There are others more skilled and more involved than I who have been working “on the ground” dealing with what is a crisis facing our country. I salute them and the work of the Local Drugs Task Forces who have, for years, been working with limited resources towards tackling this problem. They are the heroes of the modern Ireland and truly worthy of the title “Celebrity” in modern Ireland.
I offer only this contribution for what its worth.
First of all I believe that there has to be a Zero Tolerance in relation to Drug distribution. The owners of Pubs and Clubs in which it is known that Drugs are widely available should be hauled before the Courts and
if found Guilty of allowing such activities on their premises be shut down. If necessary a new law dealing with this should be introduced. The penalty must relate to the severity of the crisis. Lives are at stake.
Secondly, the powers and resources of the Criminal Assets Bureau must be strengthened. In addition the proceeds seized by the CAB must be visibly redirected towards the communities that have most suffered from the problem of Drug Abuse. This should not just mean Communities of Place but also Communities of People. Young People and Youth Organizations should directly benefit from the assets seized. We need to stop drugs getting into this country and if necessary give additional powers and resources to Customs Officials. Lives are at stake.

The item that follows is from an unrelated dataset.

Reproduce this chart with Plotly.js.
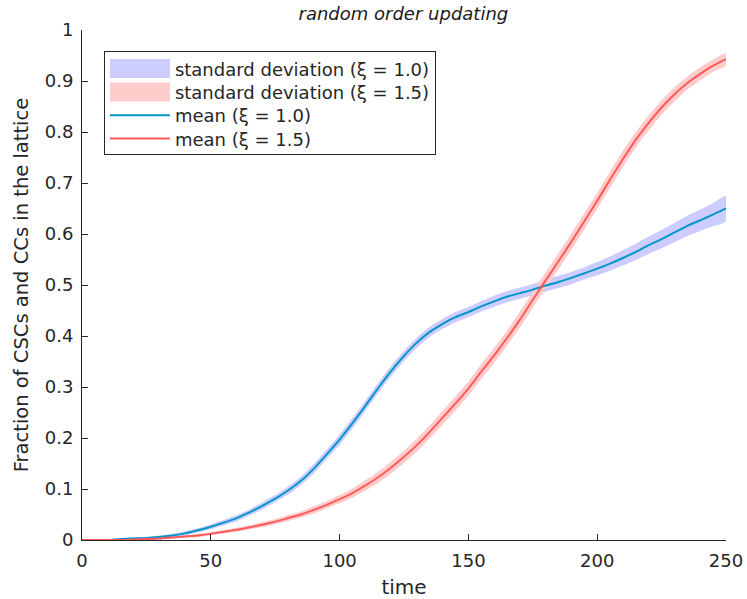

Thirdly, support for Youth and Community Organizations should be massively increased. The cost of maintaining one young person in a Penal Institution is approximately €110, 000 per annum. Surely, a monumental bad use of resources? To put it in context the Government Grant to the 39,000 member Scouting Ireland in 2005 was approximately €1.1million. That equates to the cost of keeping ten young people in detention. How much better for all in our society if resources were targeted earlier and spent on prevention, education and recreation and not, when it is often too late, the cure? This is particularly so as all the evidence shows that the detention of young people is often counter productive and usually leaves even to more wasted and lost lives.
Fourthly there must be considerable reform in the way Policing in Ireland operates. We must get back to the situation in which the Gardai and the Community are at one in a common fight against crime and intimidation. Local Gardai Committees, strengthening of the role of the Community Garda, real dialogue at community level in each Garda Station must become the norm and not the exception.
Fifthly, every support should be given to the Local Drugs Task Forces in their daily battle with this problem. We need to ensure that sufficient resources are given to all the agencies working to assist Recovering
Addicts and those who wish to come off drugs. I am proud of the fact that it was a Labour Minister, Pat Rabbitte, who initiated and developed the National Drugs Strategy and I believe we have been fortunate in the
Ministers who have succeeded him in that portfolio. I also believe that in the present Minister Pat Carey we have someone who is dedicated and committed to doing all he can on this issue. He needs more support
across the Political divide to ensure that he has all the resources he needs to deliver progress. This is not, nor should it be a Party Political issue. We need to work together on this and we need to ensure that the true Christian message of “tough love” is applied. We need to enable those who wish to leave drugs behind to build a new life for themselves.
Sixthly, but perhaps above all we need a significant shift in the media’s attitude to young people and so called “celebrities”. We need to value and laud the good work and community endeavour carried out by so
many and recognized by so few. We must begin to confer the “celebrity” tag on the Youth Club Leader, the local Football, Hurling or Hockey Club Managers and the young people involved in environmental, cultural and community work throughout our country. The young people who give of their time working in their communities or simply enjoying the normal pursuits of the young deserve our support and our praise. We need new role models for young people and we need those who work with young people to be acknowledged as having a role to play and that their voice will be heard. We need to see the President of the National Youth
Council or the Head of the Girl Guide Movement to be as regular as Panelist on Questions and Answers as Nell Mc Cafferty or Eamon Dunphy. We need to see the World Scout Jamboree that will take place in Ireland
next August to be covered, not in terms of the “ten miles of sausages” type approach so beloved by the media but by reporting on the adventurous engagement in activities by ten thousand young people in a
spirit of Fun, Friendship and Challenge. In the immortal words of Bill Clinton I still believe in a place called Hope. I still believe in young people. It is the “adults” who worry me.
Dermot Lacey is President of Donnybrook Scout Group and a former Lord Mayor of Dublin.